What kind of evidence are you talking about?
Anyway, also vote for broadcasting. When one wanna join Core DIF, he broadcasts message he wants to get addresses of DIF relay nodes and retrieves these encrypted in some way. Then through DIF relay nodes he can authenticate to finally join DIF. See no need, room or rationale to do it on chain.
- Is the core dif construction mechanism essentially the same as the bigger network? Start with some XOR kademlia-style thing, then use delta-Q to refine it. Only difference is the wholistic approach, in which the entire weighted graph is known?
I’m not aware of anything contradicting that.
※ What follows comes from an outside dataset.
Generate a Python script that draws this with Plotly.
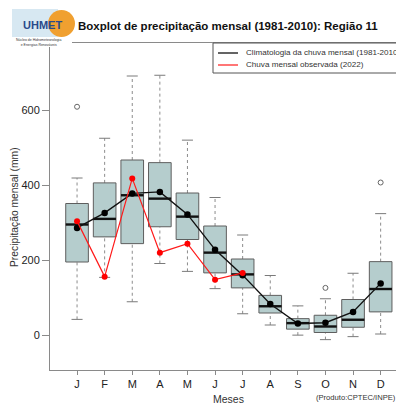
import plotly.graph_objects as go

# ---- data ----
months = ["J", "F", "M", "A", "M", "J", "J", "A", "S", "O", "N", "D"]
whisk_low = [42, 154, 89, 191, 170, 124, 57, 27, 0, -12, -4, 3]
q1 = [195, 262, 244, 289, 255, 166, 126, 59, 16, 7, 21, 62]
median = [295, 310, 373, 364, 316, 220, 162, 77, 32, 23, 41, 123]
q3 = [351, 406, 467, 460, 379, 291, 203, 106, 44, 53, 95, 196]
whisk_high = [419, 525, 691, 693, 520, 367, 267, 159, 78, 97, 165, 324]
mean_clim = [286, 326, 378, 382, 322, 228, 160, 83, 31, 33, 62, 138]
outlier_month = [1, 10, 12]
outlier_value = [609, 126, 407]
obs_2022 = [304, 156, 418, 220, 244, 148, 166]

pos = list(range(1, len(months) + 1))
BW = 0.41   # half box width
CW = 0.2    # half cap width

OFF = 8  # page body margin of the browser
W, H = 404 - OFF, 404 - OFF
ML, MR, MT, MB = 50 - OFF, 0, 43 - OFF, 404 - 370
PW, PH = W - ML - MR, H - MT - MB


def px(x):  # screenshot pixel -> paper x
    return (x - OFF - ML) / PW


def py(y):  # screenshot pixel -> paper y
    return (H - MB - (y - OFF)) / PH


FONT = "Liberation Sans, Arial, Helvetica, sans-serif"

fig = go.Figure()

# whiskers (dotted)
wx, wy = [], []
for p, lo, a, b, hi in zip(pos, whisk_low, q1, q3, whisk_high):
    wx += [p, p, None, p, p, None]
    wy += [lo, a, None, b, hi, None]
fig.add_trace(go.Scatter(x=wx, y=wy, mode="lines", hoverinfo="skip", showlegend=False,
                         line=dict(color="#8c8c8c", width=1, dash="dot")))
# caps
cx, cy = [], []
for p, lo, hi in zip(pos, whisk_low, whisk_high):
    cx += [p - CW, p + CW, None, p - CW, p + CW, None]
    cy += [lo, lo, None, hi, hi, None]
fig.add_trace(go.Scatter(x=cx, y=cy, mode="lines", hoverinfo="skip", showlegend=False,
                         line=dict(color="#7a7a7a", width=1)))
# boxes
bx, by = [], []
for p, a, b in zip(pos, q1, q3):
    bx += [p - BW, p + BW, p + BW, p - BW, p - BW, None]
    by += [a, a, b, b, a, None]
fig.add_trace(go.Scatter(x=bx, y=by, mode="lines", fill="toself", fillcolor="#b5cdcd",
                         hoverinfo="skip", showlegend=False,
                         line=dict(color="#5e5e5e", width=1)))
# medians
mx, my = [], []
for p, m in zip(pos, median):
    mx += [p - BW, p + BW, None]
    my += [m, m, None]
fig.add_trace(go.Scatter(x=mx, y=my, mode="lines", hoverinfo="skip", showlegend=False,
                         line=dict(color="#111111", width=2.4)))
# outliers
fig.add_trace(go.Scatter(x=outlier_month, y=outlier_value, mode="markers", showlegend=False,
                         marker=dict(symbol="circle-open", size=5, color="#666666",
                                     line=dict(width=1, color="#666666"))))
# climatological mean
fig.add_trace(go.Scatter(x=pos, y=mean_clim, mode="lines+markers", showlegend=False,
                         line=dict(color="#111111", width=1.4),
                         marker=dict(color="#000000", size=6.5)))
# observed 2022
fig.add_trace(go.Scatter(x=pos[:len(obs_2022)], y=obs_2022, mode="lines+markers",
                         showlegend=False,
                         line=dict(color="#ff1a1a", width=1.2),
                         marker=dict(color="#ff0000", size=6)))

shapes = []
annotations = []

# legend box (manual, running to the right edge like the reference)
shapes.append(dict(type="rect", xref="paper", yref="paper",
                   x0=px(213), x1=px(430), y0=py(73), y1=py(43),
                   line=dict(color="#555555", width=1), fillcolor="white", layer="above"))
shapes.append(dict(type="line", xref="paper", yref="paper",
                   x0=px(218), x1=px(238), y0=py(53), y1=py(53),
                   line=dict(color="#222222", width=1.4), layer="above"))
shapes.append(dict(type="line", xref="paper", yref="paper",
                   x0=px(218), x1=px(238), y0=py(65), y1=py(65),
                   line=dict(color="#ff1a1a", width=1.2), layer="above"))
annotations.append(dict(xref="paper", yref="paper", x=px(244), y=py(53),
                        xanchor="left", yanchor="middle", showarrow=False,
                        text="Climatologia da chuva mensal (1981-2010)",
                        font=dict(family=FONT, size=8.1, color="#333333")))
annotations.append(dict(xref="paper", yref="paper", x=px(244), y=py(65),
                        xanchor="left", yanchor="middle", showarrow=False,
                        text="Chuva mensal observada (2022)",
                        font=dict(family=FONT, size=8.1, color="#333333")))

# title
annotations.append(dict(xref="paper", yref="paper", x=px(76), y=py(26),
                        xanchor="left", yanchor="middle", showarrow=False,
                        text="<b>Boxplot de precipitação mensal (1981-2010): Região 11</b>",
                        font=dict(family=FONT, size=11.5, color="#111111")))
# y axis title
annotations.append(dict(xref="paper", yref="paper", x=px(15), y=py(207),
                        xanchor="center", yanchor="middle", showarrow=False, textangle=-90,
                        text="Precipitação mensal (mm)",
                        font=dict(family=FONT, size=10.3, color="#333333")))
# x axis title
annotations.append(dict(xref="x", yref="paper", x=6.5, y=py(399),
                        xanchor="center", yanchor="middle", showarrow=False,
                        text="Meses", font=dict(family=FONT, size=10.5, color="#333333")))
annotations.append(dict(xref="paper", yref="paper", x=px(314), y=py(397),
                        xanchor="left", yanchor="middle", showarrow=False,
                        text="(Produto:CPTEC/INPE)",
                        font=dict(family=FONT, size=7.6, color="#333333")))

# rough logo
shapes.append(dict(type="rect", xref="paper", yref="paper",
                   x0=px(12), x1=px(58), y0=py(37), y1=py(9),
                   line=dict(width=0), fillcolor="#d7e8f2", layer="above"))
shapes.append(dict(type="circle", xref="paper", yref="paper",
                   x0=px(48), x1=px(75), y0=py(37), y1=py(10),
                   line=dict(width=0), fillcolor="#f0a030", layer="above"))
shapes.append(dict(type="rect", xref="paper", yref="paper",
                   x0=px(12), x1=px(72), y0=py(47), y1=py(38),
                   line=dict(width=0), fillcolor="#ffffff", layer="above"))
annotations.append(dict(xref="paper", yref="paper", x=px(42), y=py(25),
                        xanchor="center", yanchor="middle", showarrow=False,
                        text="<b>UHMET</b>",
                        font=dict(family=FONT, size=11, color="#2a4a8a")))
annotations.append(dict(xref="paper", yref="paper", x=px(38), y=py(42),
                        xanchor="center", yanchor="middle", showarrow=False,
                        text="Núcleo de Hidrometeorologia<br>e Energias Renováveis",
                        font=dict(family=FONT, size=3.5, color="#333333")))

fig.update_layout(
    width=W, height=H,
    margin=dict(l=ML, r=MR, t=MT, b=MB),
    paper_bgcolor="white", plot_bgcolor="white",
    font=dict(family=FONT, size=11, color="#333333"),
    shapes=shapes, annotations=annotations,
    showlegend=False,
)
fig.update_xaxes(range=[0.02, 0.02 + PW / 27.6], tickvals=pos, ticktext=months,
                 showgrid=False, zeroline=False, showline=True, linecolor="#8a8a8a",
                 linewidth=1, mirror=True, ticks="outside", ticklen=4, tickcolor="#8a8a8a",
                 tickfont=dict(family=FONT, size=11, color="#222222"))
fig.update_yaxes(range=[-93, 779], tickvals=[0, 200, 400, 600],
                 showgrid=False, zeroline=False, showline=True, linecolor="#8a8a8a",
                 linewidth=1, mirror=False, ticks="outside", ticklen=7, tickcolor="#8a8a8a",
                 tickfont=dict(family=FONT, size=11, color="#222222"))

fig.write_html("out.html")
And if we can make them as similar as possible that is obviously good, we can reuse logic & code.
- It was taken for granted that a node will know all of the pairwise delta-Q of the ~100 nodes in the core DIF. How? Surely we can’t expect a consistent view of this. What to do in case of missing information? I’m skeptical that it will just work.
This is part of the propagation algorithm that is yet to be fully defined. And it doesn’t need to be fully consistent.
- Suppose a core dif member uses 2 relay bridges. Is it OK to give the address of one of these to some nodes, and the other to some other nodes, w.r.t. the delta-Q measurements? I suspect so. Some will calculate the delta-Q for one relay, some for the other, but it’s all effectively the delta-Q to the node behind the bridge relay. I don’t think 1 bearer address per public key is necessary. Indeed Neil was quite excited about it not being necessary; you can give different addresses to different peers.
I think that’s fine. The delta-Q is about the route from A to B.